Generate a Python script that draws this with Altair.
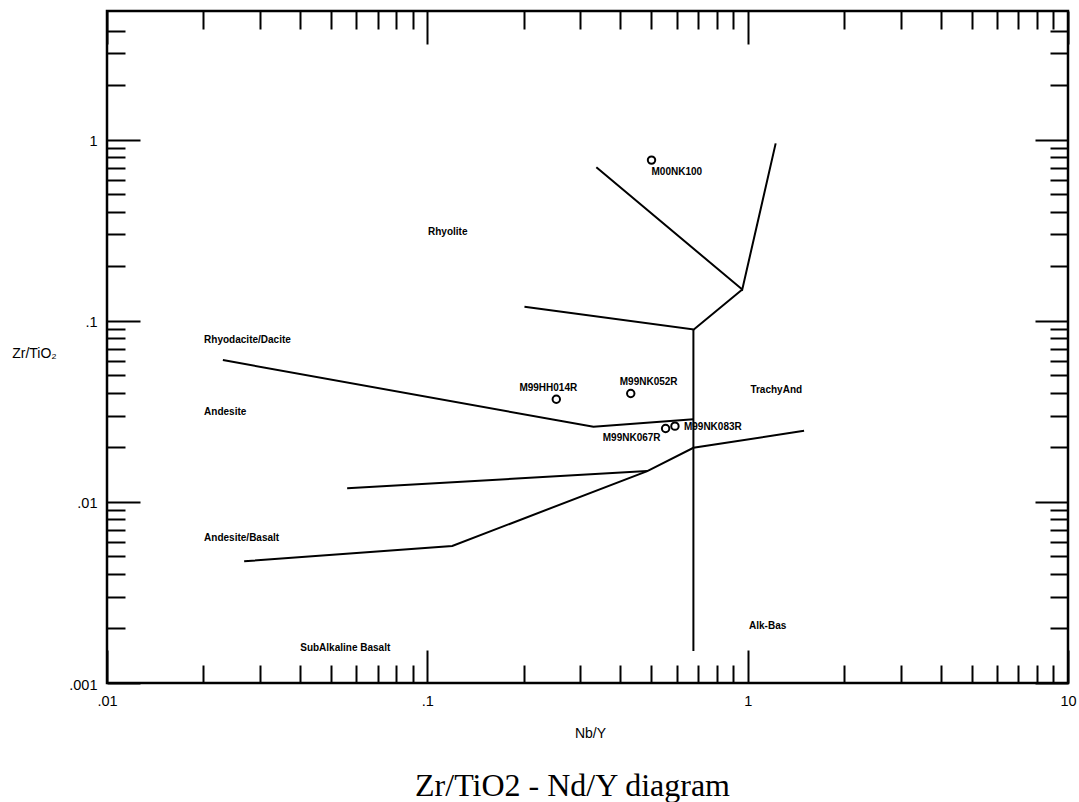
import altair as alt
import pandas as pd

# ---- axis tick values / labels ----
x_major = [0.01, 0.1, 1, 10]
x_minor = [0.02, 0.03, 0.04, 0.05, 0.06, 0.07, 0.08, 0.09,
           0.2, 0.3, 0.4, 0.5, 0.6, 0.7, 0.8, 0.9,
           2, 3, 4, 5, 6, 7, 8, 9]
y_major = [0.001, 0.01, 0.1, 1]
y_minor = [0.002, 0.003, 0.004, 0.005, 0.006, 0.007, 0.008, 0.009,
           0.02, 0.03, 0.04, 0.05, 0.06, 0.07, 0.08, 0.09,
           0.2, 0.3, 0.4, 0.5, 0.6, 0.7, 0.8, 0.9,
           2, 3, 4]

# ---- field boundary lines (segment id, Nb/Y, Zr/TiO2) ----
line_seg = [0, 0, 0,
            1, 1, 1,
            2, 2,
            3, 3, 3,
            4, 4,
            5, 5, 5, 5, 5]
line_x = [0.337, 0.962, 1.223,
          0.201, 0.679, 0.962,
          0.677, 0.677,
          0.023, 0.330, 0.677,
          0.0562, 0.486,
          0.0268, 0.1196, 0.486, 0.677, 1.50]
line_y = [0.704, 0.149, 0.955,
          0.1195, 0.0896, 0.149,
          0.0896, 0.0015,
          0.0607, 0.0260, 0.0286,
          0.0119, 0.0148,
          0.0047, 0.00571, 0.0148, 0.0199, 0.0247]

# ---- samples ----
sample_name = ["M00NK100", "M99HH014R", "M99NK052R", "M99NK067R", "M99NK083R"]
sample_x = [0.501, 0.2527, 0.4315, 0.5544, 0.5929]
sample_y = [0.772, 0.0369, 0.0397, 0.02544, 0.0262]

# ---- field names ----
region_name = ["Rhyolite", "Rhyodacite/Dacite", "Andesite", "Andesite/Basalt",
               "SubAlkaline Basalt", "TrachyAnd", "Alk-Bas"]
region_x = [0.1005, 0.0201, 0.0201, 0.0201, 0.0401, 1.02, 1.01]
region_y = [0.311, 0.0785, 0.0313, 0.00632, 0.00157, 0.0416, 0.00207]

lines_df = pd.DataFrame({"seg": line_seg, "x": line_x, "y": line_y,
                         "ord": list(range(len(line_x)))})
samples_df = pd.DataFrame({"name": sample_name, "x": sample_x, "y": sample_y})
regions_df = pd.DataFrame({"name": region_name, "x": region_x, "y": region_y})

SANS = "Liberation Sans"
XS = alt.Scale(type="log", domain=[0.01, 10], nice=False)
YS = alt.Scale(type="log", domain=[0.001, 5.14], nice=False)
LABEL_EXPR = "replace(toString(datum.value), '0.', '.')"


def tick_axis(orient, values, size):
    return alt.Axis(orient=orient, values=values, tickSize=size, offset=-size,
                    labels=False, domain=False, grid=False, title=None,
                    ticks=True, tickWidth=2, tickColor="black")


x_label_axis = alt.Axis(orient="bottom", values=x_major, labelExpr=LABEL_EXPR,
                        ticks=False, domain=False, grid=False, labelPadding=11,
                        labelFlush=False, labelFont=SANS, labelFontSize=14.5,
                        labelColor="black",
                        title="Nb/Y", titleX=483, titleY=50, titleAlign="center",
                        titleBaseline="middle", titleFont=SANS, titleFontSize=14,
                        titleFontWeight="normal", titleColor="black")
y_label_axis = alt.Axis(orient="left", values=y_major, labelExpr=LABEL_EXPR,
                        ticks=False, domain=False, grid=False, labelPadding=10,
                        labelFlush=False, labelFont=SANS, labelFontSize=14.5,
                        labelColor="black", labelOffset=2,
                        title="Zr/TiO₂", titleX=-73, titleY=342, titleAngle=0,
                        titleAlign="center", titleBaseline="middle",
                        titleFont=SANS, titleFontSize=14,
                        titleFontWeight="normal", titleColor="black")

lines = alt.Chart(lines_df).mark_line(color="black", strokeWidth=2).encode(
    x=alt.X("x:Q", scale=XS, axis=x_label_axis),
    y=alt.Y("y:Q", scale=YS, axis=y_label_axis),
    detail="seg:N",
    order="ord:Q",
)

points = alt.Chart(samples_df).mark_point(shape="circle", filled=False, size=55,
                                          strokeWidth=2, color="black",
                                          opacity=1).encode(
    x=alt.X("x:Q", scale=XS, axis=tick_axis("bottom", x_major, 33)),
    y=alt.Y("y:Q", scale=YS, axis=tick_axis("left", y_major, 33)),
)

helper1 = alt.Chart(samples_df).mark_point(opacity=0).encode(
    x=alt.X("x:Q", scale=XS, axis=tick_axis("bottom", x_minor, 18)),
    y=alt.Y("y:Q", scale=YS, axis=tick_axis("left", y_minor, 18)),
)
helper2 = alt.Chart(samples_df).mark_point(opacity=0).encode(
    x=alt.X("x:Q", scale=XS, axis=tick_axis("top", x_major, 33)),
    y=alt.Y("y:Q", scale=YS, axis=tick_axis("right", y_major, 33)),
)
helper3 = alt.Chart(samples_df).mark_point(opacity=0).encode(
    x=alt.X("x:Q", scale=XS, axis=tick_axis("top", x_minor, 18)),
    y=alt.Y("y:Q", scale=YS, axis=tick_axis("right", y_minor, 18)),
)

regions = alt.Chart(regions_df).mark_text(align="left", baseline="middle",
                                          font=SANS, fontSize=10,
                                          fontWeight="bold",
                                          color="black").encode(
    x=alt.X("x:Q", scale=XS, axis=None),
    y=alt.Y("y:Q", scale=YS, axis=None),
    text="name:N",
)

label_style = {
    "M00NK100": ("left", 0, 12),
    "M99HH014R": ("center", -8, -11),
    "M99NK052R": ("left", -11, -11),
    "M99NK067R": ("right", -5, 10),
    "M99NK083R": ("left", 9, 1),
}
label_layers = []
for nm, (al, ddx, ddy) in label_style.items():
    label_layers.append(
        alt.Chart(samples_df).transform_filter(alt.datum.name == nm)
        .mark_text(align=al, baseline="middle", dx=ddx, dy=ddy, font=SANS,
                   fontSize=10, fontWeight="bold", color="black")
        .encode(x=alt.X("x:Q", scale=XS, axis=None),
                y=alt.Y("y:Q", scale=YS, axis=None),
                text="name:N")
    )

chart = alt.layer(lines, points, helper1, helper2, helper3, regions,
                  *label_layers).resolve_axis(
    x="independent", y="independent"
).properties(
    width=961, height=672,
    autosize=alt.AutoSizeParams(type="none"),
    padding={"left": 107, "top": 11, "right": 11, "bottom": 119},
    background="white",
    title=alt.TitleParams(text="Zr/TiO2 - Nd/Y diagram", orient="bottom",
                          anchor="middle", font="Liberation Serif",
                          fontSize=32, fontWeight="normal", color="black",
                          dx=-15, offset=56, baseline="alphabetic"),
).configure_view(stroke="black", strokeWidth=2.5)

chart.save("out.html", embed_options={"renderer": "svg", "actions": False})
* * * * *
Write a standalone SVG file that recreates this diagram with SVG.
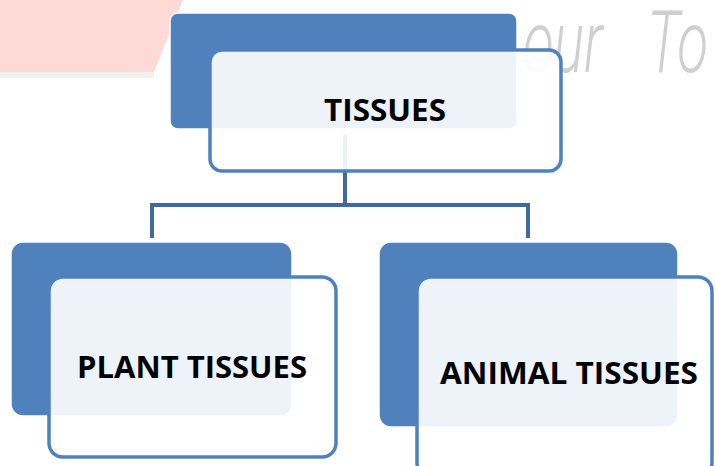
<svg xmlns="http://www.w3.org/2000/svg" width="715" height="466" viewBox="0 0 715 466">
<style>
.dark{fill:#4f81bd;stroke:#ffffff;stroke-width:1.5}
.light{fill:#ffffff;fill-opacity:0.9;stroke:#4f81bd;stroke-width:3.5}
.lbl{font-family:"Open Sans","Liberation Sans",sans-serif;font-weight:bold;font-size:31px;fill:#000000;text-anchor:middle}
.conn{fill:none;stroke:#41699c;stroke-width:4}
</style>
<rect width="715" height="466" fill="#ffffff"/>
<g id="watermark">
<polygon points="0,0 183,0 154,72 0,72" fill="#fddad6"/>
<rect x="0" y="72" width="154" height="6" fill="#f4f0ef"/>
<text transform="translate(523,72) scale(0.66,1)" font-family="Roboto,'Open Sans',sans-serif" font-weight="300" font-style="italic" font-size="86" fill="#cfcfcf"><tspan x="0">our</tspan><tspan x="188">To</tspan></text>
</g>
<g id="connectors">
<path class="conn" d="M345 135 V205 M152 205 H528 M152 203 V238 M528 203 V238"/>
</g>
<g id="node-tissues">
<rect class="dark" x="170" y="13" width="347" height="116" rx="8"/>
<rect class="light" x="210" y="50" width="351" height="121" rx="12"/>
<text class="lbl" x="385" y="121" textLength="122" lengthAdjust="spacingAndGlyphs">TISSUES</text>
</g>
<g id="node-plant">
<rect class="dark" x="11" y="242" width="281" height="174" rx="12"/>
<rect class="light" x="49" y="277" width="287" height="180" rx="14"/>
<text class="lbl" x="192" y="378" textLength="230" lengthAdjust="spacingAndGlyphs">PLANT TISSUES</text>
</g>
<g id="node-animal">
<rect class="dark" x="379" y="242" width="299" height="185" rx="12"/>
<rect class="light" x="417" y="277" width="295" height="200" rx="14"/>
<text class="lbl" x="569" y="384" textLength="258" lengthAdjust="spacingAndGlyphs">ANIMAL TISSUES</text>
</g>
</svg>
* * * * *
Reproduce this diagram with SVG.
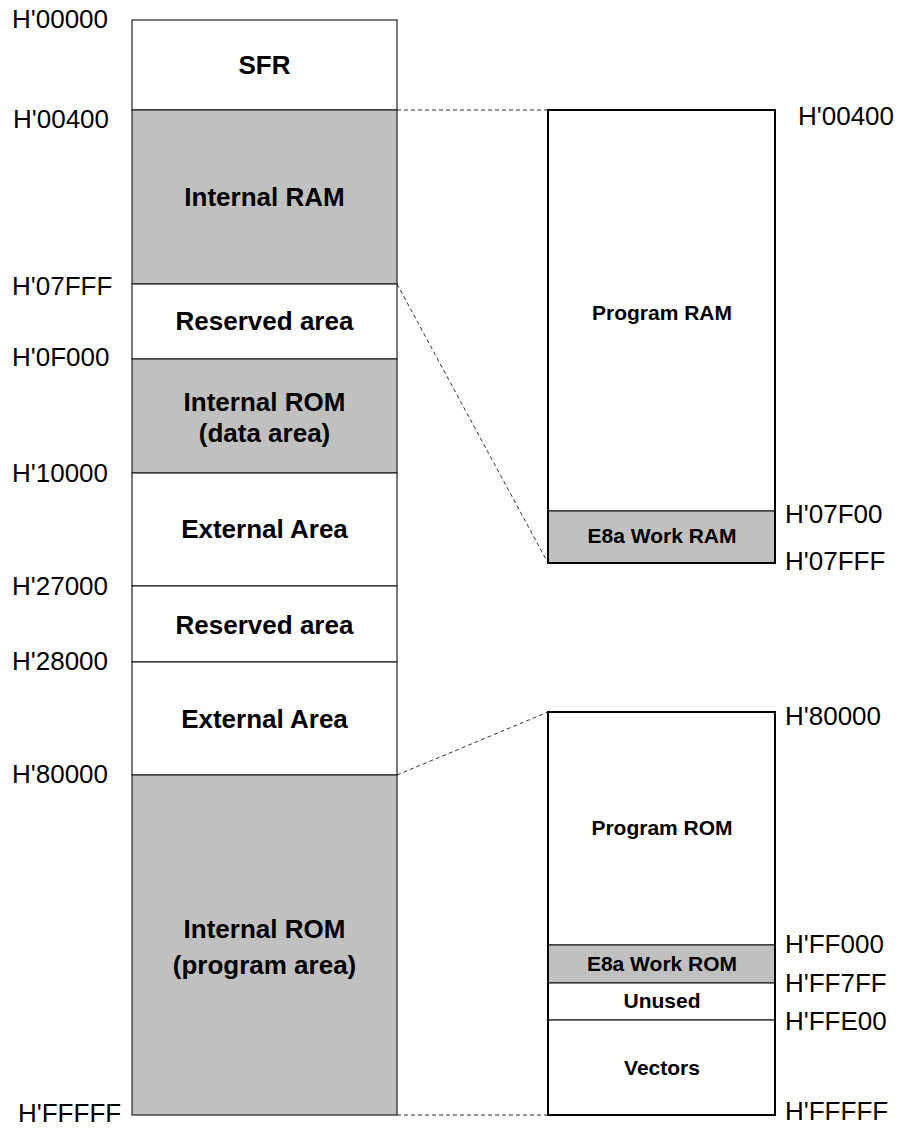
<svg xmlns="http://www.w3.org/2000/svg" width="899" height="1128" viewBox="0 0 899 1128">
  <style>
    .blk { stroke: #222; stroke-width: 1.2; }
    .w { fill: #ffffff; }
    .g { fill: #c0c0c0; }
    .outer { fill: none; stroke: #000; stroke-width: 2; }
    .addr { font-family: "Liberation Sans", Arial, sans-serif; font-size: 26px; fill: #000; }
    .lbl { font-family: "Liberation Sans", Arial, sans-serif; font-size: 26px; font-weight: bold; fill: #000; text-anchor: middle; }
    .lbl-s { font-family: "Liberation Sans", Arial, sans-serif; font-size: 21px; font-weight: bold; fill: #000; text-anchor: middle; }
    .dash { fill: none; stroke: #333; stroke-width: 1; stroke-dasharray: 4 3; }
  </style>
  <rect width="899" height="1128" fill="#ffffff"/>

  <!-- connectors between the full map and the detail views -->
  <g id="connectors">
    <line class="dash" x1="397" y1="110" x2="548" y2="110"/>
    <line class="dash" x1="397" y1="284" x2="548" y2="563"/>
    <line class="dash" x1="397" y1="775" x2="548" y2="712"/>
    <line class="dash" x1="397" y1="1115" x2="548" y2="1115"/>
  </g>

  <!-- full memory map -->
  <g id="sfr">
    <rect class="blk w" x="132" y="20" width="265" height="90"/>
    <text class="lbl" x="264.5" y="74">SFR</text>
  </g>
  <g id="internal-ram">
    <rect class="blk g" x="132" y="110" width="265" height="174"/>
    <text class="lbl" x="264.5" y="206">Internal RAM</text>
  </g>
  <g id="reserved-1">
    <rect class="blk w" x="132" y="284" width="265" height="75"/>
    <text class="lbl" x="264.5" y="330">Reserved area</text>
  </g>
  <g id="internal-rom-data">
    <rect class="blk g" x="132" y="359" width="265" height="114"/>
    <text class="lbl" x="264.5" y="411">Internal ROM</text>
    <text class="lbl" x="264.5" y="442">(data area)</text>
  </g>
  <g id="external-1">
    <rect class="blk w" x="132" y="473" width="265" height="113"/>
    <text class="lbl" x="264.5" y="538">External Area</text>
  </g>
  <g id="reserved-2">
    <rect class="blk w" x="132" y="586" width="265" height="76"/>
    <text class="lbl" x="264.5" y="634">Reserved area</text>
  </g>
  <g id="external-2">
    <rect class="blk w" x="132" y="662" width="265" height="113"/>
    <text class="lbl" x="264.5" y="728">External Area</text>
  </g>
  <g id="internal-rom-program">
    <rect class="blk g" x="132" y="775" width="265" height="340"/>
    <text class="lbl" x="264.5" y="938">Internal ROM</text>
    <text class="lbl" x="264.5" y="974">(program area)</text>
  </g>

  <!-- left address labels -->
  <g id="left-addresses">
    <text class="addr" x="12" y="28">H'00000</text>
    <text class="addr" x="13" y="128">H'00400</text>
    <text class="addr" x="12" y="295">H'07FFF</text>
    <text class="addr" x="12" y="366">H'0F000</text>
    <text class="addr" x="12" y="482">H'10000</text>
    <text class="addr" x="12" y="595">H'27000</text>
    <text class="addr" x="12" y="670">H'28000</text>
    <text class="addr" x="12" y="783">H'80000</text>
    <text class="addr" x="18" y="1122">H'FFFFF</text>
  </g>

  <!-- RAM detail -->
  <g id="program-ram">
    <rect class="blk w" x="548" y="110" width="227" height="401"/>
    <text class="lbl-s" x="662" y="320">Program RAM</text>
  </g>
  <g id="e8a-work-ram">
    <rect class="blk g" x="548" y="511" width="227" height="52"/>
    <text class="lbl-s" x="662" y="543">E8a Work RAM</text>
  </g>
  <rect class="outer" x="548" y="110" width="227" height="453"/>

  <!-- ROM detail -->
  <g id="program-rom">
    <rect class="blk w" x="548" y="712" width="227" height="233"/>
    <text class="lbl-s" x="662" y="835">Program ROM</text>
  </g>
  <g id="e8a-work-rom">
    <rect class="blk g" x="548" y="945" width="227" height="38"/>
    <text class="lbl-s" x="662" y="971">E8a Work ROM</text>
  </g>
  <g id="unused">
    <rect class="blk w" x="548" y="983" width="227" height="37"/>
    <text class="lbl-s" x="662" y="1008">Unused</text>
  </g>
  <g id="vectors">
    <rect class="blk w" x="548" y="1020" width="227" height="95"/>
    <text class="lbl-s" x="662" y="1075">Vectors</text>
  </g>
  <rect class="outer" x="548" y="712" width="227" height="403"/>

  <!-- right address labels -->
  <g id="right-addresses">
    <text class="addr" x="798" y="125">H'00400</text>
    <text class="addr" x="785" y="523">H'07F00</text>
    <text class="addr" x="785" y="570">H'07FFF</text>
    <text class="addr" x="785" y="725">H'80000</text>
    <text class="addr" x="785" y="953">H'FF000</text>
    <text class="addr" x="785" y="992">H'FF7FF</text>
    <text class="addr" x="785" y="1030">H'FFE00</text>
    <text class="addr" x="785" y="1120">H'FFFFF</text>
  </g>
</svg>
* * * * *
=== Problem description ===
Quote exactly what appears from the line containing "Generate a Python" through the line containing "import pandas as pd", both included, except for the pictures, and nothing more.

=== Problem solution ===
Generate a Python script that draws this with Altair.
import altair as alt
import pandas as pd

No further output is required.